AES加密
要求
- 明文、密钥和向量都是通过文件输入,密文通过文件输出
- 可以通过选择加密模式:CBC和EBC
- 计算程序运行时间
- 对于长度的不够的情况,在最后填充0来补足
- 输出最后一块的加密结果
分析
- 对于文件的输入输出,主要就是用到了C语言的文件读入和读出
ofstream is1(argv[3],ios::app);
if (!is1)
{
cerr << "InputFileNotFoundException" << endl;
return 2;
}
is1.write((char*)zero, 16);
is1.close();
ifstream is(argv[3], ios::in | ios::binary|ios::app);
if (!is)
{
cerr << "InputFileNotFoundException" << endl;
return 2;
}
ifstream ks(argv[4], ios::in | ios::binary);
if (!ks)
{
cerr << "KeyFileNotFoundException" << endl;
return 2;
}- 在程序中供模式选择,并且根据选择来进行不同的处理
cout << "please choose mode: " << endl;
cin >> mode;</pre>- 为了方便处理不同工作模式下的要求,我在处理的时候把初始化向量和密钥分开放置在两个不同的文件内:key.txt和iv.txt
这样的话,在EBC模式下就可以少读取一个文件。
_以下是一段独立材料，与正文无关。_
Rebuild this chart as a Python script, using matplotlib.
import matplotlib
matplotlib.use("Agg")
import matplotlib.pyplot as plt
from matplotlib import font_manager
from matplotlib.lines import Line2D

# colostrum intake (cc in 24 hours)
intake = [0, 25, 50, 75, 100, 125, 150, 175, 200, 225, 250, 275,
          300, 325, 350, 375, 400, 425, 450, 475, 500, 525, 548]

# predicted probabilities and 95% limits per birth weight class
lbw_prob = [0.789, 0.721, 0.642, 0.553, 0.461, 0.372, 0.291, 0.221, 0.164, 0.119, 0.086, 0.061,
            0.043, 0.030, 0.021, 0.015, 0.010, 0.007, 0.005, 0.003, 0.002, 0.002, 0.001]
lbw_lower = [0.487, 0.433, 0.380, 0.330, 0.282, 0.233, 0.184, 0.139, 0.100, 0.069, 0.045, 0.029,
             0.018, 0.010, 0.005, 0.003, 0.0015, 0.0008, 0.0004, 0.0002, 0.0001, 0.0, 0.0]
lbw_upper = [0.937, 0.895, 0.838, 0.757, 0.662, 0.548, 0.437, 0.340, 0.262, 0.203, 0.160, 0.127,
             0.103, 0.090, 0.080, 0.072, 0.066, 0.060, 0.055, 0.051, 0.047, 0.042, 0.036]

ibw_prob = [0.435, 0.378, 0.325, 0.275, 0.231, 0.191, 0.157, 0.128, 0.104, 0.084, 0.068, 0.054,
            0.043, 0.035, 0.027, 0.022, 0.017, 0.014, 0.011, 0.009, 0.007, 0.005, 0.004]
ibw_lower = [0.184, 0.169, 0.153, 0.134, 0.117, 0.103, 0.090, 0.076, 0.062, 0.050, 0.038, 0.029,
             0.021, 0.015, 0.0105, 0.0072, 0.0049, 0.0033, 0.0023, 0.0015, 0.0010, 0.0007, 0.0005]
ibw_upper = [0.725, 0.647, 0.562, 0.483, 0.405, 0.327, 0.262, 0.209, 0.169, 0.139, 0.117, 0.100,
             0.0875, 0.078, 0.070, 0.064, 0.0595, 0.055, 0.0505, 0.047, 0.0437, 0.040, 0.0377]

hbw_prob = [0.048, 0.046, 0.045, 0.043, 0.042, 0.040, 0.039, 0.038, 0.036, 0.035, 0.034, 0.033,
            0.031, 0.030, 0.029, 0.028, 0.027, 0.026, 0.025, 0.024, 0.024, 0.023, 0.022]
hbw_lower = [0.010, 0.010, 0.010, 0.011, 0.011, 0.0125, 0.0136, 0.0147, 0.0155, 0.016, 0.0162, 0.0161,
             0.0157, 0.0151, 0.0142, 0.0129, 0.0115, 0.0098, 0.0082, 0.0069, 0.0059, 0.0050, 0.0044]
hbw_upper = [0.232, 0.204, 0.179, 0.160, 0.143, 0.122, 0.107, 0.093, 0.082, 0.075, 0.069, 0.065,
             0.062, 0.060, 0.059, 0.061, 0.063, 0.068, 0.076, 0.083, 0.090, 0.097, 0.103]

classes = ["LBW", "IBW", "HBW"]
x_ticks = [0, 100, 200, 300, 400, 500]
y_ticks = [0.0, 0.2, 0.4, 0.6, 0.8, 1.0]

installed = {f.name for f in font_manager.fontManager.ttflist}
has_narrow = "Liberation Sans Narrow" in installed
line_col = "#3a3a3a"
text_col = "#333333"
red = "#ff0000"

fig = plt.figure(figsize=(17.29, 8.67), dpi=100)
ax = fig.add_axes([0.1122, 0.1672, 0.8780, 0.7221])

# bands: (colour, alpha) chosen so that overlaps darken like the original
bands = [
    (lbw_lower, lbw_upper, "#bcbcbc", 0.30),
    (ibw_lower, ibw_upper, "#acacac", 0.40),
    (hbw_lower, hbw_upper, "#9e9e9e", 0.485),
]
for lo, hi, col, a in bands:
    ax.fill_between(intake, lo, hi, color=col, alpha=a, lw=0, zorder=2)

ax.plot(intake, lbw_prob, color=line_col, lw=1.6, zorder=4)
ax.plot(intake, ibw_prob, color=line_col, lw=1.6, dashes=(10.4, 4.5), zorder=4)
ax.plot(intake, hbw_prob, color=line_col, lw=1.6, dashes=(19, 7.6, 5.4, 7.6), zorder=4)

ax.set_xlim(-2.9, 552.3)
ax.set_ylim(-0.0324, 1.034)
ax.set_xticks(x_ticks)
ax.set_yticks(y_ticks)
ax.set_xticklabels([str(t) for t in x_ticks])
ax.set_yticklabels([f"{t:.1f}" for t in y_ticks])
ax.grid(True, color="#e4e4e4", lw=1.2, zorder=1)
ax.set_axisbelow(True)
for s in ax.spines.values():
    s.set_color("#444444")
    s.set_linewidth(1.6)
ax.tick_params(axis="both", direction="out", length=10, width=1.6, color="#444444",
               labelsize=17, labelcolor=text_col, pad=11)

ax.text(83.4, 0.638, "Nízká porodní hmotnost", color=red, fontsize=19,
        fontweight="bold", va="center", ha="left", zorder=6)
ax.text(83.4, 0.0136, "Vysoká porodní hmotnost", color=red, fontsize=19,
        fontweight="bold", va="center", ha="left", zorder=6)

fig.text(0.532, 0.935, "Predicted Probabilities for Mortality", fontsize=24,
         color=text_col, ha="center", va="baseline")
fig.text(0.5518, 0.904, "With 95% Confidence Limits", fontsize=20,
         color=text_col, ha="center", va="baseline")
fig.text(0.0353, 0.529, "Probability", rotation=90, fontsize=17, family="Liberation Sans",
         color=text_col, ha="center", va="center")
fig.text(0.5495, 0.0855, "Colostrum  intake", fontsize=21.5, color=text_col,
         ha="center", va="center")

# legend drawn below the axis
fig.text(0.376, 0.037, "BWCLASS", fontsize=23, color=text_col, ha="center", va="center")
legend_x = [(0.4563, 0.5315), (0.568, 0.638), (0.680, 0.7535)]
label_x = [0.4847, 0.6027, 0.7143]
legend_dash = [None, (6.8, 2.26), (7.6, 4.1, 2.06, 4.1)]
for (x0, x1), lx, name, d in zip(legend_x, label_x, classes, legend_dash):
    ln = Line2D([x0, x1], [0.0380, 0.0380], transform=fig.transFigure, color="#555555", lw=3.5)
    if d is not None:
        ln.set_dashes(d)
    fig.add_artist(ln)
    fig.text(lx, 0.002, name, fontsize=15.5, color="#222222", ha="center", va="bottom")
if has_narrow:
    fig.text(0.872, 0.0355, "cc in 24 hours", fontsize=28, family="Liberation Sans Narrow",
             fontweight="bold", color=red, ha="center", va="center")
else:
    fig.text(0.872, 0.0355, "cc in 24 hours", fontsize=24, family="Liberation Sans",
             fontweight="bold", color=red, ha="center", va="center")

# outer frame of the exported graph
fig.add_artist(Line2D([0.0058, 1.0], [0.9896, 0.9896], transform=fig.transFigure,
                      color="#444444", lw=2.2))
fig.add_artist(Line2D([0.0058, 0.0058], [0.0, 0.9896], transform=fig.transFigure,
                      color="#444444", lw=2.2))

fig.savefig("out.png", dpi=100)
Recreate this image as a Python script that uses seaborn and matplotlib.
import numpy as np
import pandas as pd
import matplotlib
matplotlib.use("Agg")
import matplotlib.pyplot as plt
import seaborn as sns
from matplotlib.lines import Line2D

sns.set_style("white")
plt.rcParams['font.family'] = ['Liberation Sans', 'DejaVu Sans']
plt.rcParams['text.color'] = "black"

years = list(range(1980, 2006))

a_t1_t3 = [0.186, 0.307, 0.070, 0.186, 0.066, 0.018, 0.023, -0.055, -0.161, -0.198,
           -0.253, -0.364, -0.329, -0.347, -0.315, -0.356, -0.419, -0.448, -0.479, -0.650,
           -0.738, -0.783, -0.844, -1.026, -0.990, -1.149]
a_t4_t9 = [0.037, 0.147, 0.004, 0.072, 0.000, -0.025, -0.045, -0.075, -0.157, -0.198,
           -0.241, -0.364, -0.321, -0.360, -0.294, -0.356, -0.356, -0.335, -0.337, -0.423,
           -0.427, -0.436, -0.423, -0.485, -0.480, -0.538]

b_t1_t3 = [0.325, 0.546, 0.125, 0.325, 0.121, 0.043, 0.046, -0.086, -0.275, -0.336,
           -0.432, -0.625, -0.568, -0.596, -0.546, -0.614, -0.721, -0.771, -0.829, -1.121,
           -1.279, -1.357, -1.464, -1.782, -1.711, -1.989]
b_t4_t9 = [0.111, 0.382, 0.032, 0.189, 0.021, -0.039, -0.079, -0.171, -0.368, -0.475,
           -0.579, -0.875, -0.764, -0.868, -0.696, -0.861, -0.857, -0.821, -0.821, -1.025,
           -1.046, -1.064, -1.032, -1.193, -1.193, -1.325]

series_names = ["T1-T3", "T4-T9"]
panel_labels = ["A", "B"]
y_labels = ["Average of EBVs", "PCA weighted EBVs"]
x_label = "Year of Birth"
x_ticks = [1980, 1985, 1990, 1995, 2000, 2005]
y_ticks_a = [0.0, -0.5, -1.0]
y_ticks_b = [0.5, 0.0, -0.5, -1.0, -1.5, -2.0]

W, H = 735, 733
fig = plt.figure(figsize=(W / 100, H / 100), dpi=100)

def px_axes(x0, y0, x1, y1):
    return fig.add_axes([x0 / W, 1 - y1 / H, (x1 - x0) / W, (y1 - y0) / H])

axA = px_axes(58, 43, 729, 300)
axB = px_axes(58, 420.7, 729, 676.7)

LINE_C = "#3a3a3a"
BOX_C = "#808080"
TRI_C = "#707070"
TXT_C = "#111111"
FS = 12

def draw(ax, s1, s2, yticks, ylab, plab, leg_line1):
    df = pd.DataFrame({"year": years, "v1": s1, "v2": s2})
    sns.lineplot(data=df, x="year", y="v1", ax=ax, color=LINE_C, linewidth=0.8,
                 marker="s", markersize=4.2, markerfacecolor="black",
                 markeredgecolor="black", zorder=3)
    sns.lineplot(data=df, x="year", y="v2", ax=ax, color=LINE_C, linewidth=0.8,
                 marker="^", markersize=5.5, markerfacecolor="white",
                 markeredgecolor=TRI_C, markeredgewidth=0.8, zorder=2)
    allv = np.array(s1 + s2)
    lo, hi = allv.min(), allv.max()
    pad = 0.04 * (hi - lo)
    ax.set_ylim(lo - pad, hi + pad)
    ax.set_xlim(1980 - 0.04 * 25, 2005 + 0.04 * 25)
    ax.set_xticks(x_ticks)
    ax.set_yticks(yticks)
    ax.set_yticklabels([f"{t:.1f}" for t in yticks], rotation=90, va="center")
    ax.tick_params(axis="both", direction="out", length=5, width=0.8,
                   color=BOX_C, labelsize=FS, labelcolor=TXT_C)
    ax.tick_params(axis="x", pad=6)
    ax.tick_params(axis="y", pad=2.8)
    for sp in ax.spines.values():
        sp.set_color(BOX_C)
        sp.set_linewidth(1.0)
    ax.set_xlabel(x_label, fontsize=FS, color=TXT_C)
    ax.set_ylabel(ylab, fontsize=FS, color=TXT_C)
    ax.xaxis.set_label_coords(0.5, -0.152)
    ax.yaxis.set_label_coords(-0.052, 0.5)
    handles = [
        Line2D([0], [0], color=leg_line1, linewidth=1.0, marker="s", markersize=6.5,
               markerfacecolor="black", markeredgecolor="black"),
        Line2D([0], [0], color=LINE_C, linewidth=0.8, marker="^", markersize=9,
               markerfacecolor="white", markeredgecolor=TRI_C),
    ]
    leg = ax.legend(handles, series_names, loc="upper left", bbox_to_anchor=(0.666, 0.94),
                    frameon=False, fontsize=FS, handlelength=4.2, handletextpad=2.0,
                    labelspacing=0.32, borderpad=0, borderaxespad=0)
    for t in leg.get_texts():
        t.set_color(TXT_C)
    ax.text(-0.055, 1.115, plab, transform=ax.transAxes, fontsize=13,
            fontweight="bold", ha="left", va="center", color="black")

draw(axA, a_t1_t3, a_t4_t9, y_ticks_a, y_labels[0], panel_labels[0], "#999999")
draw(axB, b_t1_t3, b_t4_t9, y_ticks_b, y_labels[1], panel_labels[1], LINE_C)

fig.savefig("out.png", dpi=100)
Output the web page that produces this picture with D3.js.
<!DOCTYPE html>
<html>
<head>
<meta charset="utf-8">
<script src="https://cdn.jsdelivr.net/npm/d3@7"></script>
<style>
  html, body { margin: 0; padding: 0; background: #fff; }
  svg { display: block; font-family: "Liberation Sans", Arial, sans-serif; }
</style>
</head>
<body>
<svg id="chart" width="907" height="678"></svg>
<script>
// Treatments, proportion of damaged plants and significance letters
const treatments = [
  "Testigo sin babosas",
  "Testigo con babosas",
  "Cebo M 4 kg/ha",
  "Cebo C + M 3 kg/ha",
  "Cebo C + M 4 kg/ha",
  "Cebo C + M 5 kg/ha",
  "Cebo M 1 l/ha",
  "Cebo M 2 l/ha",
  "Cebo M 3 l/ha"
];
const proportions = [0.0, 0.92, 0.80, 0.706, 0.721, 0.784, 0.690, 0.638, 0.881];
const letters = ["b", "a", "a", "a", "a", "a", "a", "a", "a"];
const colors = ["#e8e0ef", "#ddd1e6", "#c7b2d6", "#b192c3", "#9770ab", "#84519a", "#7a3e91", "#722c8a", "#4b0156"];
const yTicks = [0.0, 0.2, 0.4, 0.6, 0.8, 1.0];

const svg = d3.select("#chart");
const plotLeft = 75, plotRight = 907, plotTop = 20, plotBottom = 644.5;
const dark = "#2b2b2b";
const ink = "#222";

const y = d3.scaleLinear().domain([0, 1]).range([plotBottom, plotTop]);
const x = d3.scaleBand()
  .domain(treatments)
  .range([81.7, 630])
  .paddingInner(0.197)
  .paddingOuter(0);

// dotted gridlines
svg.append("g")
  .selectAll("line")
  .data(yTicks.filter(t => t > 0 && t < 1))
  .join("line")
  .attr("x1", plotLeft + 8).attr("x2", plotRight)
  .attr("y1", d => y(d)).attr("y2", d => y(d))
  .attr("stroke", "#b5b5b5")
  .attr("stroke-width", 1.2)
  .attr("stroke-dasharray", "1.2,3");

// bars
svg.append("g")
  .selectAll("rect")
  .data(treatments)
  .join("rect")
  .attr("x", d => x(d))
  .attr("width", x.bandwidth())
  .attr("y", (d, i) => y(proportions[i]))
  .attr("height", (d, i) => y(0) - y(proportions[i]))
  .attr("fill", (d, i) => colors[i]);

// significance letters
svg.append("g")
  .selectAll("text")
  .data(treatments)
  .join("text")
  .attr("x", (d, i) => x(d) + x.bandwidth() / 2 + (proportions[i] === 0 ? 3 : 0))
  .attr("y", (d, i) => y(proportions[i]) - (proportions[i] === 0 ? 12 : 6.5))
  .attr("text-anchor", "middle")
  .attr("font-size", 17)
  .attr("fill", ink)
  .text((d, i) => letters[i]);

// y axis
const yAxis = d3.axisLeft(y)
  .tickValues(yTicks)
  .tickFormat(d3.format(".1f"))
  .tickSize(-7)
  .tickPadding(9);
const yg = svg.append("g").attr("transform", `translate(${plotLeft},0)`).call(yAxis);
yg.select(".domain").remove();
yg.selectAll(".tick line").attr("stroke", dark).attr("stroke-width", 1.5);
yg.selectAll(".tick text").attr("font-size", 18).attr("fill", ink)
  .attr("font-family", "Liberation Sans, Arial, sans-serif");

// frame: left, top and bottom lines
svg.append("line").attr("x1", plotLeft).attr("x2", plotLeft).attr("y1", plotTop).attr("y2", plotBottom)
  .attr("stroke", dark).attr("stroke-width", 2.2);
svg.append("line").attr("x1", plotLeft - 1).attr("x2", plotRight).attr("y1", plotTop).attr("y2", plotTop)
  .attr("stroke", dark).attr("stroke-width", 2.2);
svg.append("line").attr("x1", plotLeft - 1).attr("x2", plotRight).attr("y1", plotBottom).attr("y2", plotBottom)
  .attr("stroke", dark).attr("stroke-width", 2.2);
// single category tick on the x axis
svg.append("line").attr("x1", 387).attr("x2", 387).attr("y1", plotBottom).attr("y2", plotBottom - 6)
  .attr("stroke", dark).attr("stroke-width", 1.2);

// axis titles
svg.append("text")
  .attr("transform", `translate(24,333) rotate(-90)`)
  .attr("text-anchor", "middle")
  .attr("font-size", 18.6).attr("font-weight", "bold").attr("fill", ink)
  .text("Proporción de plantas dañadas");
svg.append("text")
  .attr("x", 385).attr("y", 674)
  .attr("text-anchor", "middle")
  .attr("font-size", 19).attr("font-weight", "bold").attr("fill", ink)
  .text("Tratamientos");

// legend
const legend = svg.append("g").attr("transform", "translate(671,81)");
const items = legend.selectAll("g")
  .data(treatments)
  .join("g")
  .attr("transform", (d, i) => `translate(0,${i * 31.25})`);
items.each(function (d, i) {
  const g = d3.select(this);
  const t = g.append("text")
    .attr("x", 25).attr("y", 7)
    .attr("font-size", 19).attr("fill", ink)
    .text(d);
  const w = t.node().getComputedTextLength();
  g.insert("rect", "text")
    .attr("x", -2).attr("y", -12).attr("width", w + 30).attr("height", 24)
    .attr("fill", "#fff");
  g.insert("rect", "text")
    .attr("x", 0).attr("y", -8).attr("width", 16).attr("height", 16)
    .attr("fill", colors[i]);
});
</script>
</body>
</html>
同时分开存放也比较方便。 - 补0
对于补0的情况,为了方便处理,在文件读取之前,先在文件末尾写入16个字节的0,在处理的时候,如果读到全零的情况就直接跳出。
这样处理比较简单方便 - 时间计算
为了得到比较精准的结果,通过两种不同的时间函数来进行计算
//定义变量
clock_t start, finish;
DWORD startt, finisht;
//调用函数
start = clock();
startt = GetTickCount();</pre>
//结果
cout << "\nTime: " << ( finish - start ) << endl;
cout << "\nTime: " << (finisht - startt) << endl;</pre>设计
- 使用方式
明文、密钥、初始化向量都写在文件中,文件名称通过命令行输入,对于命令行输入的参数有要求
const string USAGE = "Usage: AES [-E | -D] destinationfile sourcefile keyfile ";
if (argc != 5)
{
cout << USAGE << endl;
return 1;
}- 对于补0的情况
通过在文件中补0来完成,避免过多的对数组的操作
const string USAGE = "Usage: AES [-E | -D] destinationfile sourcefile keyfile ";结果
默认参数设置
- ECB模式
上面命令行中显示的是最后一块的加密结果,完整 的加密结果如下:
- CBC模式
备注一下:
我这里用到的是debug模式的结果,所以时间特别长。
在实际用release在cmd中运行的时候,时间大概在3秒左右。
和教员给的数据进行比较
教员给的是Cipher.txt
自己得到的是result.txt
得到的结果完全相同,说明我的程序是正确的。
补充说明
当加密文件很短的时候,整个程序运行的时间很短,所以在程序中使用了两种方式来进行计时,但是还是会遇到两者相减为0的情况
不过这个只是在加密明文很短的情况下,就是教员给的第一个样例是这样的,但是第二份样例中不是这样的。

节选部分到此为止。